The Tim Haynes Project

Let it Snow, Let it Snow, Let is Snow (Sammy Cahn)

In my last blog I told of seeing snow for the first time. Although I didn’t fall to the ground and make a snow angel, make a snowball or have a play right there on the tarmac, it was snow and it was special to see for the first time.

I was very quick to get through customs thanks to an express line at Vancouver International that allows new workers through. I actually got my working visa and was the first person from the flight to get to the baggage carousel.

It was a moderately bleak evening in Vancouver, not quite as wet as Seattle but chillier. I left the airport and jumped on a bus to the hostel on Granville St. I had been warned by some people that I had been speaking to on couchsurfing.com (more on that later) that the city was a slushy mess (there was an unusual amount of snow in Vancouver in December). What was white, cute and pretty on the tarmac was perhaps the opposite in the city streets. The unmelted snow found on every sidewalk was about a foot high and resembled giant piles of steaming turd.

The hostel is nice and warm, in fact sometimes too warm. The dorm that I am in has four beds in a very small room but I can’t complain. The showers are immaculate and there is a free breakfast which includes bagels and cream cheese each morning.

The hostel also has free wireless internet which has complimented my new laptop tremendously as I have spent much time on a couch in the common area (along with a number of other people in similar situations to mine) sending off resumes.

On my first day I went venturing down Granville St (main street of Vancouver, also the street that my hostel is on) to get the equivalent of a tax file number. As I got further down the street I was awestruck by what was in front of me: big fuck off mountains. It was beautiful. I had never seen mountains before, I mean I had seen big hills and ranges and stuff with trees on them but I had never seen mountains that look like mountains (you know, no trees, a big rock with snow on top).

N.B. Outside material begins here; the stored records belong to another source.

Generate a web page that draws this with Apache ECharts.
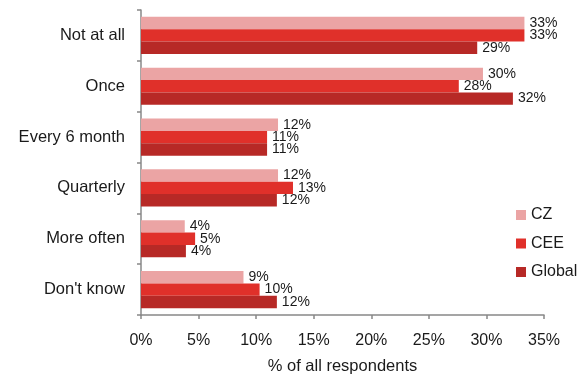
<!DOCTYPE html>
<html>
<head>
<meta charset="utf-8">
<script src="https://cdn.jsdelivr.net/npm/echarts@6/dist/echarts.min.js"></script>
<style>html,body{margin:0;padding:0;background:#fff}#c{width:582px;height:376px}</style>
</head>
<body>
<div id="c"></div>
<script>
const categories = ["Not at all", "Once", "Every 6 month", "Quarterly", "More often", "Don't know"];
const seriesNames = ["CZ", "CEE", "Global"];
const czValues = [33.3, 29.7, 11.9, 11.9, 3.8, 8.9];
const ceeValues = [33.3, 27.6, 10.95, 13.2, 4.7, 10.3];
const globalValues = [29.2, 32.3, 10.95, 11.8, 3.9, 11.8];
const xTicks = [0, 5, 10, 15, 20, 25, 30, 35];
const colors = ["#EBA4A4", "#E0302A", "#B72926"];
const FONT = "Liberation Sans, Arial, sans-serif";

const chart = echarts.init(document.getElementById('c'), null, {renderer: 'canvas'});
const mk = (name, data, color) => ({
  name, type: 'bar', data,
  barGap: '0%', barCategoryGap: '27%',
  itemStyle: {color},
  label: {show: true, position: 'right', distance: 5, color: '#1a1a1a', fontSize: 14, fontFamily: FONT,
    formatter: p => Math.round(p.value) + '%'}
});
chart.setOption({
  animation: false,
  textStyle: {fontFamily: FONT},
  grid: {left: 141, right: 38, top: 10, bottom: 61, containLabel: false, outerBoundsMode: 'none'},
  legend: {
    orient: 'vertical', left: 511, top: 202, itemWidth: 10, itemHeight: 10, itemGap: 12.5,
    icon: 'rect', textStyle: {fontSize: 16, color: '#1a1a1a', fontFamily: FONT},
    data: seriesNames
  },
  xAxis: {
    type: 'value', min: xTicks[0], max: xTicks[xTicks.length - 1], interval: 5,
    name: '% of all respondents', nameLocation: 'middle', nameGap: 43,
    nameTextStyle: {fontSize: 16.5, color: '#1a1a1a', fontFamily: FONT},
    axisLine: {show: true, lineStyle: {color: '#888', width: 1.5}},
    axisTick: {show: true, length: 4, lineStyle: {color: '#888', width: 1.5}},
    axisLabel: {formatter: '{value}%', fontSize: 16, color: '#1a1a1a', margin: 18, fontFamily: FONT},
    splitLine: {show: false}
  },
  yAxis: {
    type: 'category', data: categories, inverse: true,
    axisLine: {show: true, lineStyle: {color: '#888', width: 1.5}},
    axisTick: {show: true, length: 4, lineStyle: {color: '#888', width: 1.5}},
    axisLabel: {fontSize: 16.5, color: '#1a1a1a', margin: 16, fontFamily: FONT}
  },
  series: [mk(seriesNames[0], czValues, colors[0]), mk(seriesNames[1], ceeValues, colors[1]), mk(seriesNames[2], globalValues, colors[2])]
});
</script>
</body>
</html>
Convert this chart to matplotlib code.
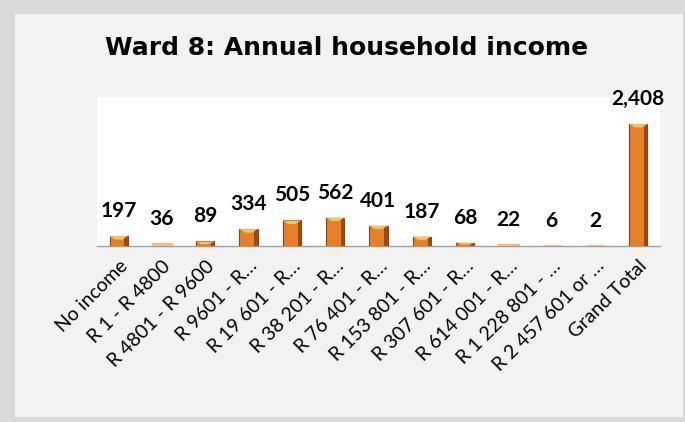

That night I ventured across the road from the hostel to a pub to watch the local ice hockey team play. At this point I hadn’t really met anyone in Vancouver and as I edit this a week or two after I began writing it, it was the only point where I felt a slight hint of loneliness. This is a testament to the friendliness of the people of Vancouver. A bloke who was watching the game with me at the bar struck of a conversation and introduced me to some of his buddies. These guys were nice but not the sort that you would think would do well with the ladies. I was proven wrong when one of them approached a group of about seven attractive girls who were all nurses. It proves confidence is everything (perhaps this guy has read `The Game’).

The girls ended up inviting us to a club `The Roxy’. When I got in there I ordered a bottle of champagne (ok it was sparkling white) thinking that a couple of the girls would join me for a glass. I was greeted by “What the hell are you drinking” and “What is it New Years?” I learnt something about Canadian drinking culture: men don’t drink champagne in clubs. I ended up having to drink most of the bottle myself after which I decided it was time to make the 100 metre long walk back to the hostel.

The next morning I was greeted by a lovely hangover. This was the perfect time to remind myself that I am not on holidays and I need to keep my eye on the ball here. I have since drunk only the odd beer as there will be plenty of time for silliness later.

- Peace, love, grease

Tee


3 Comments

  • fletch says:

    yo man – good to see you out and about in the world of not-perth!! Sounds like you are having a fkn ball, keep the blogs comin and I hope youre dealin okay with the northern winter hahaha :)

  • Tim Haynes (UK) says:

    I write having arrived at my place of work – forty miles from where I live – and having taken 5 hours to get there. The reason – and I don’t want to come across as just another whinging Brit – the temperature dropped last night after a few mild spring-like days and the train company used by several million people in the south-east of England (the most densely populated part of these blessed Isles) so failed to heed the numerous weather forecasts that all of their trains were trapped in the depots this morning as the points froze!

    Oh how we chuckled as we watched train after train through small rural stations “delayed” and then inevitably “cancelled.” No wonder most of central Europe finds us a but funny, not to mention the Canadians!

  • Tim Haynes (ex-Perth, AUS) says:

    Great story Tim.
    It was kind of funny when I got here in Vancouver. The papers were in uproar about peoples driveways not being swept and the fact that all the stores sold out of snow salt, snow shovels and other snow related products… the entire city was unprepared for all the snow that hit.